Monday, October 6, 2014


Hip hip hooray!  October finally arrived.  It's the gateway to cooler weather ahead.  We just need to make it through this last furnace blast and we'll be into excellent gardening weather.  Seedlings for the winter vegetable bed are coming along; but I may supplement the beds with nursery bought plants to fill in the bare spots.  Lettuce, beets, carrots, broccoli, and cauliflower are sprouting. It will be nice when they don't need constant moisture supplied by the garden hose.  Pray for rain.

Granny Smith - store bought & garden grown.
Granny Smiths are still being harvested to bake in tarts, muffins, apple sauce, and pies.  How are store bought apples so perfect?  I understand the glossiness from the wax; but why is the stem end perfect.  There is a scab of sorts that develops on the stem end of the apple.  How does it develop?  It doesn't effect the taste.  It doesn't effect me.  Just a curiosity I have.

Since publishing this post, I have found out that the "scab" is called russeting and is caused by humidity as the apple develops.  The example in the image above is an excellent example of very low humidity russeting since California is in the midst of an historic drought.  Chemical supplements can be applied to have apples of more consistent size with a pleasing appearance.  I found this interesting post regarding russeting.  UC Davis also has an interesting explanation of russeting on apples.  Scroll down to page 4 and read the article regarding russeting.  Irrigation after the petals fall and there after seems to be important in avoiding russeting.
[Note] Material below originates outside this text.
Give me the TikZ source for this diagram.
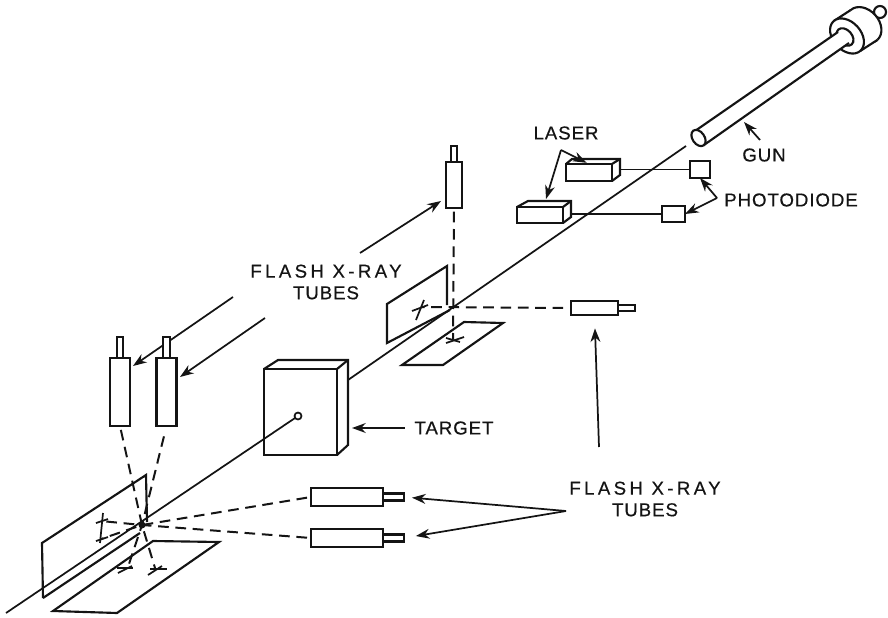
\documentclass[tikz,border=0pt]{standalone}
\usepackage{fontspec}
\setmainfont[LetterSpace=5,FakeBold=0.5]{Liberation Sans}
\newfontfamily\widefont[LetterSpace=18,FakeBold=0.5]{Liberation Sans}
\usetikzlibrary{positioning,arrows.meta,calc}
\definecolor{ink}{HTML}{141414}
\tikzset{
  blk/.style={draw=ink,fill=white,line width=1.6pt,inner sep=0pt,outer sep=0pt},
  plate/.style={draw=ink,line width=1.6pt,line join=miter},
  arr/.style={-{Stealth[length=3.6mm,width=2.6mm]},line width=1.3pt,draw=ink},
  wire/.style={line width=1.3pt,draw=ink},
  ray/.style={line width=1.5pt,draw=ink,dash pattern=on 8pt off 5pt},
  tick/.style={line width=1.3pt,draw=ink},
  lab/.style={font=\fontsize{14}{16.2}\selectfont,text=ink,align=center,inner sep=0pt},
}
\begin{document}
\begin{tikzpicture}[x=0.75pt,y=-0.75pt]
\useasboundingbox (0,0) rectangle (888,617);
\coordinate (hitL) at (142,525);
\coordinate (hitU) at (452,307);
% shot line
\coordinate (shotA) at (6,613);
\coordinate (shotB) at (298,416);
\coordinate (shotC) at (348,380);
\coordinate (shotD) at (686,146);
\draw[wire] (shotA) -- (shotB);
\draw[wire] (shotC) -- (shotD);
% labels and their leaders
\node[lab] (fxU) at (326,282) {{\widefont FLASH X-RAY}\\TUBES};
\node[lab] (fxL) at (645,499) {{\widefont FLASH X-RAY}\\TUBES};
\node[lab] (tgtLab) at (454,428) {TARGET};
\node[lab] (lasLab) at (566,133) {LASER};
\node[lab] (gunLab) at (764,155) {GUN};
\node[lab] (pdLab) at (791,200) {PHOTODIODE};
\coordinate (tailA) at (233,297);
\coordinate (tipA) at (133,366);
\coordinate (tailB) at (265,318);
\coordinate (tipB) at (180,377);
\coordinate (tailT) at (360,253);
\coordinate (tipT) at (441,201);
\draw[arr] (tailA) -- (tipA);
\draw[arr] (tailB) -- (tipB);
\draw[arr] (tailT) -- (tipT);
% left plates
\draw[plate] (43,598) -- (42,543) -- (146,475) -- (147,522);
\draw[plate] (43,598) -- (140,533);
\draw[plate] (153,541) -- (53,611) -- (117,613) -- (219,542) -- cycle;
% left tubes
\node[blk,minimum width=15pt,minimum height=51pt] (tubeA) at (120,392) {};
\node[blk,minimum width=5pt,minimum height=15.75pt,above=0pt of tubeA] (nozA) {};
\node[blk,minimum width=15pt,minimum height=51pt] (tubeB) at (166.5,392) {};
\node[blk,minimum width=5pt,minimum height=15.75pt,above=0pt of tubeB] (nozB) {};
\node[blk,minimum width=54pt,minimum height=13.5pt] (tubeC) at (347,497) {};
\node[blk,minimum width=15.75pt,minimum height=5.25pt,right=0pt of tubeC] (nozC) {};
\node[blk,minimum width=54pt,minimum height=13.5pt] (tubeD) at (347,538) {};
\node[blk,minimum width=15.75pt,minimum height=5.25pt,right=0pt of tubeD] (nozD) {};
\coordinate (crossA) at (155,568);
\coordinate (crossB) at (128,567);
\coordinate (crossC) at (101,539);
\coordinate (crossD) at (101,521);
\draw[ray,shorten <=3pt] (tubeA.south) -- (hitL) -- (crossA);
\draw[ray,shorten <=8pt] (tubeB.south) -- (hitL) -- (crossB);
\draw[ray,shorten <=3pt] (tubeC.west) -- (hitL) -- (crossC);
\draw[ray,shorten <=3pt] (tubeD.west) -- (hitL) -- (crossD);
\fill[ink] (hitL) circle (3.5);
\draw[tick] (103,513) -- (100,543);
\draw[tick] (96,523) -- (108,519);
\draw[tick] (96,541) -- (108,537);
\draw[tick] (118,573) -- (132,566);
\draw[tick] (117,568) -- (133,568);
\draw[tick] (148,575) -- (162,566);
\draw[tick] (150,569) -- (167,569);
\coordinate (fxApex) at (566,511);
\draw[arr,shorten >=6pt] (fxApex) -- (nozC.east);
\draw[arr,shorten >=9pt] (fxApex) -- (nozD.east);
% target
\node[blk,fill=none,minimum width=54.75pt,minimum height=64.5pt] (tgt) at (300.5,412) {};
\draw[plate] (tgt.north west) -- ++(14,-9) -- ($(tgt.north east)+(11,-9)$) -- ($(tgt.south east)+(11,-10)$) -- (tgt.south east);
\draw[plate] (tgt.north east) -- ++(11,-9);
\draw[wire,fill=white] (shotB) circle (3.5);
\coordinate (tgtTip) at (352,428);
\draw[arr,shorten <=7pt] (tgtLab.west) -- (tgtTip);
% upper plates
\draw[plate] (450,310) -- (387,343) -- (387,304) -- (447,266) -- (447,305);
\draw[plate] (464,322) -- (402,365) -- (443,365) -- (503,323) -- cycle;
\node[blk,minimum width=12pt,minimum height=34pt] (tubeT) at (454,185) {};
\node[blk,minimum width=4.5pt,minimum height=12pt,above=0pt of tubeT] (nozT) {};
\node[blk,minimum width=35pt,minimum height=10.5pt] (tubeR) at (594.5,308) {};
\node[blk,minimum width=12.75pt,minimum height=4.5pt,right=0pt of tubeR] (nozR) {};
\coordinate (crossT) at (453,339);
\coordinate (crossR) at (422,307);
\draw[ray,shorten <=3pt] (tubeT.south) -- (crossT);
\draw[ray,shorten <=6pt] (tubeR.west) -- (crossR);
\draw[tick] (412,311) -- (428,305);
\draw[tick] (424,300) -- (416,320);
\draw[tick] (446,343) -- (464,337);
\draw[tick] (446,338) -- (460,342);
\coordinate (tailR) at (599,447);
\draw[arr,shorten >=10pt] (tailR) -- (tubeR.south);
% lasers and photodiodes
\node[blk,minimum width=34.5pt,minimum height=12.75pt] (las1) at (589,172.5) {};
\draw[plate] (las1.north west) -- ++(6,-5) -- ($(las1.north east)+(8,-5)$) -- ($(las1.south east)+(8,-6)$) -- (las1.south east);
\draw[plate] (las1.north east) -- ++(8,-5);
\node[blk,minimum width=34.5pt,minimum height=12pt] (las2) at (540,215) {};
\draw[plate] (las2.north west) -- ++(11,-6) -- ($(las2.north east)+(8,-6)$) -- ($(las2.south east)+(8,-6)$) -- (las2.south east);
\draw[plate] (las2.north east) -- ++(8,-6);
\node[blk,minimum width=15pt,minimum height=12.75pt] (pd1) at (700,169.5) {};
\node[blk,minimum width=17.25pt,minimum height=12pt] (pd2) at (673.5,214) {};
\coordinate (las1R) at (620,169.5);
\coordinate (las2R) at (571,214);
\draw[wire] (las1R) -- (pd1.west);
\draw[wire] (las2R) -- (pd2.west);
\coordinate (lasApex) at (561,150);
\coordinate (tipL2) at (546,199);
\draw[arr,shorten >=2pt] (lasApex) -- (las1.north);
\draw[arr] (lasApex) -- (tipL2);
\coordinate (pdApex) at (717,198);
\draw[arr] (pdApex) -- (pd1.south);
\draw[arr] (pdApex) -- (pd2.east);
% gun
\draw[blk] (880,12) circle (6);
\draw[blk,rotate around={-48:(864,25)}] (864,25) ellipse [x radius=20,y radius=15];
\fill[white] (833.6,21.1) -- (850.6,10.1) -- (877.4,39.9) -- (860.4,50.9) -- cycle;
\draw[plate] (833.6,21.1) -- (850.6,10.1);
\draw[plate] (860.4,50.9) -- (877.4,39.9);
\draw[blk,rotate around={-48:(847,36)}] (847,36) ellipse [x radius=20,y radius=14];
\draw[blk,rotate around={-48:(845,37)}] (845,37) ellipse [x radius=10,y radius=7];
\coordinate (barA) at (695,131);
\coordinate (barB) at (704,145);
\fill[white] (barA) -- (838,32) -- (849,43) -- (barB) -- cycle;
\draw[plate] (barA) -- (838,32);
\draw[plate] (barB) -- (849,43);
\draw[blk,rotate around={-55:(698.5,138)}] (698.5,138) ellipse [x radius=9,y radius=6];
\coordinate (gunTail) at (760,140);
\coordinate (gunTip) at (744,122);
\draw[arr] (gunTail) -- (gunTip);
\end{tikzpicture}
\end{document}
This is similar to cracking in tomatoes when soil is allowed to dry out then water is applied.  The plant sucks up the moisture and as a result, stretch marks are created. 

All the fruit trees and berries have been fertilized and given a layer of compost to tuck them in for the winter whenever it arrives.  The apples are the only fruit left.  Once the leaves start to drop, I'll have a better view of the limbs to enable some pruning before Farmer MacGregor applies the dormant spray.  Until then, we're still dreaming about some cold, wet weather.


dorothy said...

I can imagine that your home grown apples taste better than store bought. I wouldn't even worry about those slight imperfections! And you don't have to worry about those pesticides that they spray on apples.

David said...

Maybelline, the season here has already brought cooler temperatures and with it major leaf drop from the trees. We have been flirting with frost for about a week now and October 15th is our normal first frost date for my area. All garden harvesting is pretty much done here in Nebraska. I have a few potatoes to harvest and that will finish up the harvesting for this year. The planning for next year will start in a couple months and the seed starting will start in February. In the mean time enjoyment of the holidays is on the schedule.

Have a great seed starting and garden planting day.

Steve said...

Good question about the apples; I'm curious also. We
re just applying manure and are a bit behind you this year. Starts are up though and will be planted soon.

Donna said...

We're enjoying this cooler weather, too!
Interesting apple report. I wish I had an apple tree.